L’homme sage est continuellement sur ses gardes, et se défie toujours de ses propres forces : il réserve tout son courage pour le besoin, et ne s’expose jamais mal à propos. Le fanfaron est celui qui se vante sans cesse de plus qu’il ne peut faire, et qui, après avoir bravé et insulté tout le monde, se laisse battre à la première rencontre. Je demande lequel de ces deux portraits ressemble le mieux à un philosophe aux prises avec ses passions.

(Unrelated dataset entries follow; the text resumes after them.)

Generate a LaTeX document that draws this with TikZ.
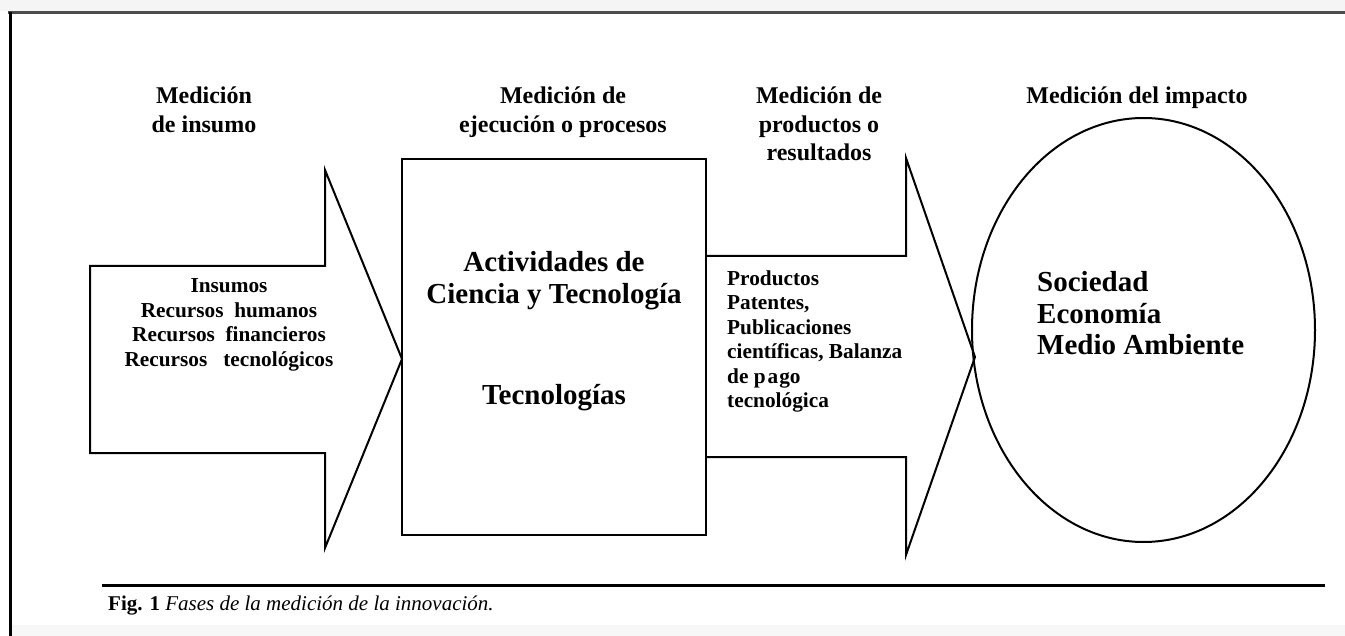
\documentclass[tikz,border=0pt]{standalone}
\usepackage{fontspec}
\setmainfont{Liberation Serif}
\usetikzlibrary{shapes.geometric}

\begin{document}
\begin{tikzpicture}[
    x=1pt, y=-1pt,
    blockarrow/.style={draw=black, line width=2pt, line join=miter},
    phase/.style={align=center, font=\fontsize{24}{28.5}\selectfont\bfseries, inner sep=0pt, anchor=base},
    small/.style={font=\fontsize{21.3}{24.5}\selectfont\bfseries, inner sep=0pt, anchor=base},
    big/.style={font=\fontsize{29}{31.5}\selectfont\bfseries, inner sep=0pt, anchor=base},
    procbox/.style={rectangle, draw=black, line width=2pt, minimum width=304pt, minimum height=376pt, inner sep=0pt},
    impact/.style={ellipse, draw=black, line width=2pt, minimum width=343pt, minimum height=424pt, inner sep=0pt}
]
\useasboundingbox (0,0) rectangle (1345,636);
% Frame
\fill[black!4] (0,0) rectangle (1345,11);
\fill[black!3] (12,625) rectangle (1345,636);
\draw[line width=3pt, black!70] (8,13) -- (1345,13);
\draw[line width=3pt] (10,12) -- (10,636);
% Phase titles (base = last line)
\node[phase] (tinput) at (204,132.5) {Medición\\de insumo};
\node[phase] (tproc) at (563,132.5) {Medición de\\ejecución o procesos};
\node[phase] (toutput) at (819,161) {Medición de\\productos o\\resultados};
\node[phase] (timpact) at (1137,104) {Medición del impacto};
% Input arrow
\draw[blockarrow] (90,266) -- (325,266) -- (325,170) -- (402,359) -- (325,548) -- (325,453) -- (90,453) -- cycle;
\node[small, align=center] (inputs) at (229,366.5) {Insumos\\Recursos\ \ humanos\\Recursos\ \ financieros\\Recursos\ \ \ tecnológicos};
% Process box
\node[procbox] (proc) at (554,347) {};
\node[big, align=center] (activities) at (554,303.5) {Actividades de\\Ciencia y Tecnología};
\node[big] (tech) at (554,405) {Tecnologías};
% Output arrow
\draw[blockarrow] (706,256) -- (906,256) -- (906,158) -- (975,357) -- (906,555) -- (906,457) -- (706,457);
\node[small, align=left, anchor=base west] (outputs) at (727,407.5) {Productos\\Patentes,\\Publicaciones\\científicas, Balanza\\de p\kern2pt a\kern1pt go\\tecnológica};
% Impact ellipse
\node[impact] (society) at (1143.5,330) {};
\node[big, align=left, anchor=base west] (areas) at (1037,355) {Sociedad\\Economía\\Medio Ambiente};
% Caption
\draw[line width=3pt] (102,585) -- (1325,585);
\node[inner sep=0pt, anchor=base west, font=\fontsize{21}{24}\selectfont] (caption) at (108,610) {\textbf{Fig. 1} \textit{Fases de la medición de la innovación.}};
\end{tikzpicture}
\end{document}
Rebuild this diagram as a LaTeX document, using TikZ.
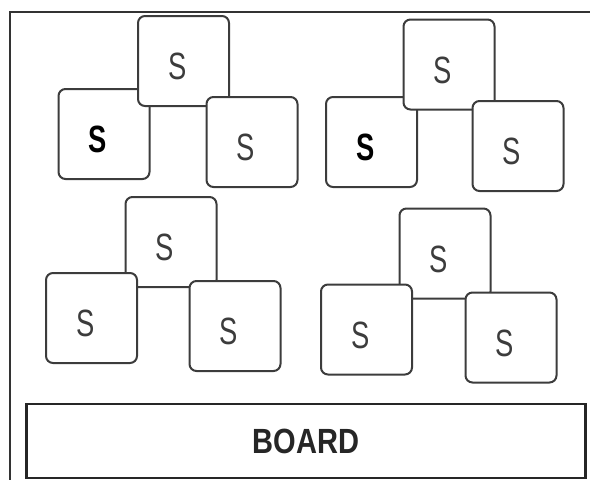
\documentclass[tikz,border=0pt]{standalone}
\usepackage{fontspec}
\setmainfont{Liberation Sans}
\newfontfamily\seatfont[FakeStretch=0.72]{Liberation Sans}
\newfontfamily\boardfont[FakeStretch=0.83]{Liberation Sans}
\usepackage{tikz}
\usetikzlibrary{positioning}
\definecolor{inkgray}{HTML}{3C3C3C}
% letter sits a little left of and below the middle of its seat
\newcommand{\offS}[1]{\raisebox{-18.5pt}[0pt][0pt]{\makebox[0pt]{#1\hspace*{12pt}}}}

\begin{document}
\begin{tikzpicture}[x=1pt,y=-1pt,every node/.style={inner sep=0pt}]
  \tikzstyle{Seat}=[draw=inkgray, line width=2pt, fill=white, rounded corners=7pt,
    minimum width=91pt, minimum height=90pt, font=\seatfont\fontsize{38}{38}\selectfont, text=inkgray]
  \tikzstyle{BoldSeat}=[Seat, font=\seatfont\bfseries\fontsize{38}{38}\selectfont, text=black]
  \tikzstyle{Board}=[draw=black!85, line width=2.6pt, minimum width=559pt, minimum height=74pt,
    font=\boardfont\bfseries\fontsize{35}{35}\selectfont, text=black!85]
  \useasboundingbox (0,0) rectangle (590,480);

  % classroom frame
  \draw[draw=black!80, line width=2.2pt] (592,12) -| (10,482);

  % group 1
  \node[BoldSeat] (a1) at (104,134) {\offS{S}};
  \node[Seat] (a2) at (183.5,61) {\offS{S}};
  \node[Seat] (a3) at (252,142) {\offS{S}};

  % group 2
  \node[BoldSeat] (b1) at (371.5,142) {\offS{S}};
  \node[Seat] (b2) at (449,64.5) {\offS{S}};
  \node[Seat] (b3) at (518,146) {\offS{S}};

  % group 3
  \node[Seat] (c2) at (171,242) {\offS{S}};
  \node[Seat] (c1) at (91.5,318) {\offS{S}};
  \node[Seat] (c3) at (235,326) {\offS{S}};

  % group 4
  \node[Seat] (d2) at (445,253.5) {\offS{S}};
  \node[Seat] (d1) at (366.5,329.5) {\offS{S}};
  \node[Seat] (d3) at (511,337.5) {\offS{S}};

  \node[Board] (board) at (306,441) {BOARD};
\end{tikzpicture}
\end{document}
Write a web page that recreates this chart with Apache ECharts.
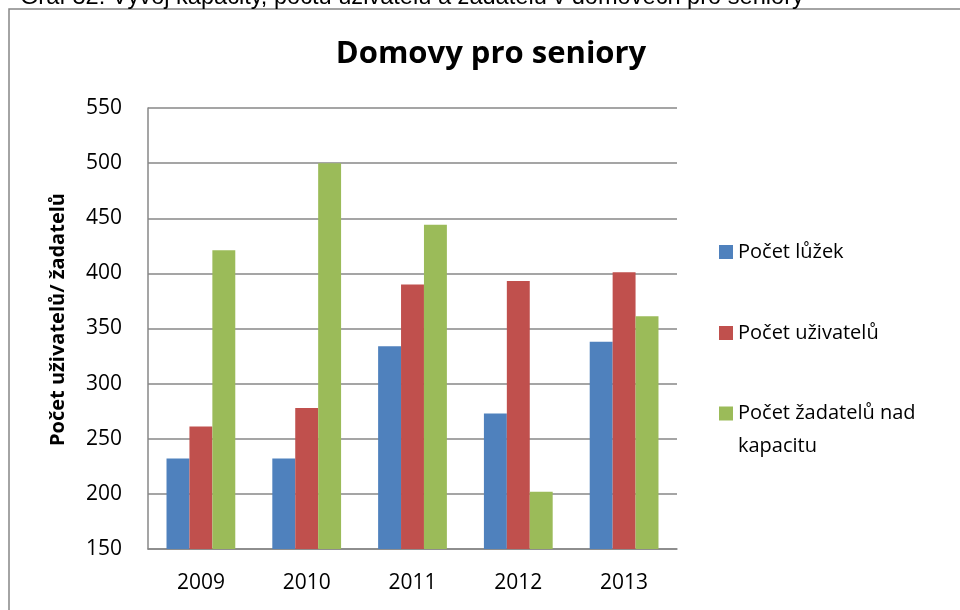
<!DOCTYPE html>
<html>
<head>
<meta charset="utf-8">
<script src="https://cdn.jsdelivr.net/npm/echarts@6/dist/echarts.min.js"></script>
<style>
    html, body { margin: 0; padding: 0; background: #fff; }
    #chart { width: 960px; height: 610px; }
</style>
</head>
<body>
<div id="chart"></div>
<script>
    // data
    var years = ['2009', '2010', '2011', '2012', '2013'];
    var luzka = [232, 232, 334, 273, 338];
    var uzivatele = [261, 278, 390, 393, 401];
    var zadatele = [421, 500, 444, 202, 361];
    var seriesNames = ['Počet lůžek', 'Počet uživatelů', 'Počet žadatelů nad kapacitu'];
    var colors = ['#4F81BD', '#C0504D', '#9BBB59'];

    var font = '"Open Sans", sans-serif';
    var chart = echarts.init(document.getElementById('chart'));

    chart.setOption({
        animation: false,
        color: colors,
        title: {
            text: 'Domovy pro seniory',
            left: 491,
            top: 39,
            padding: 0,
            textAlign: 'center',
            textStyle: {
                fontFamily: font,
                fontWeight: 'bold',
                fontSize: 31,
                color: '#000'
            }
        },
        graphic: [
            {
                type: 'rect',
                shape: { x: 9, y: 9, width: 1000, height: 700 },
                style: { fill: 'none', stroke: '#878787', lineWidth: 1.5 },
                z: -1
            },
            {
                type: 'text',
                x: 20,
                y: -2.5,
                style: {
                    text: 'Graf 32: Vývoj kapacity, počtu uživatelů a žadatelů v domovech pro seniory',
                    fontFamily: '"Liberation Sans", Arial, sans-serif',
                    fontSize: 23.6,
                    fill: '#000',
                    verticalAlign: 'middle'
                }
            }
        ],
        legend: [
            {
                orient: 'vertical',
                left: 719,
                top: 240,
                padding: 0,
                itemWidth: 14,
                itemHeight: 14,
                itemGap: 57,
                icon: 'rect',
                selectedMode: false,
                data: [seriesNames[0], seriesNames[1]],
                textStyle: { fontFamily: font, fontSize: 20, color: '#000', lineHeight: 24 }
            },
            {
                // taller icon box so the square sits beside the first text line
                orient: 'vertical',
                left: 719,
                top: 397,
                padding: 0,
                itemWidth: 14,
                itemHeight: 47,
                icon: 'path://M0,0L14,0L14,14L0,14Z M0,47',
                selectedMode: false,
                data: [seriesNames[2]],
                formatter: function (name) {
                    return 'Počet žadatelů nad\nkapacitu';
                },
                textStyle: { fontFamily: font, fontSize: 20, color: '#000', lineHeight: 33 }
            }
        ],
        grid: {
            left: 148,
            right: 283,
            top: 108,
            bottom: 61
        },
        xAxis: {
            type: 'category',
            data: years,
            axisLine: { lineStyle: { color: '#878787', width: 1.5 } },
            axisTick: { show: false },
            axisLabel: {
                fontFamily: font,
                fontSize: 21,
                color: '#000',
                margin: 24
            }
        },
        yAxis: {
            type: 'value',
            min: 150,
            max: 550,
            interval: 50,
            name: 'Počet uživatelů/ žadatelů',
            nameLocation: 'middle',
            nameGap: 80,
            nameTextStyle: {
                fontFamily: font,
                fontSize: 20,
                fontWeight: 'bold',
                color: '#000',
                padding: [0, 0, 0, 18]
            },
            axisLine: { show: true, lineStyle: { color: '#878787', width: 1.5 } },
            axisTick: { show: false },
            splitLine: { lineStyle: { color: '#878787', width: 1.5 } },
            axisLabel: {
                fontFamily: font,
                fontSize: 21,
                color: '#000',
                margin: 26
            }
        },
        series: [
            {
                name: seriesNames[0],
                type: 'bar',
                data: luzka,
                barGap: '0%',
                barCategoryGap: '35%'
            },
            {
                name: seriesNames[1],
                type: 'bar',
                data: uzivatele
            },
            {
                name: seriesNames[2],
                type: 'bar',
                data: zadatele
            }
        ]
    });
</script>
</body>
</html>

On me reproche d’avoir affecté de prendre chez les anciens mes exemples de vertu. Il y a bien de l’apparence que j’en aurais trouvé encore davantage, si j’avais pu remonter plus haut. J’ai cité aussi un peuple moderne, et ce n’est pas ma faute si je n’en ai trouvé qu’un. On me reproche encore, dans une maxime générale, des parallèles odieux, où il entre, dit-on, moins de zèle et d’équité que d’envie contre mes compatriotes et d’humeur contre mes contemporains. Cependant personne peut-être n’aime autant que moi son pays et ses compatriotes. Au surplus, je n’ai qu’un mot à répondre. J’ai dit mes raisons, et ce sont elles qu’il faut peser : quant à mes intentions, il en faut laisser le jugement à celui-là seul auquel il appartient.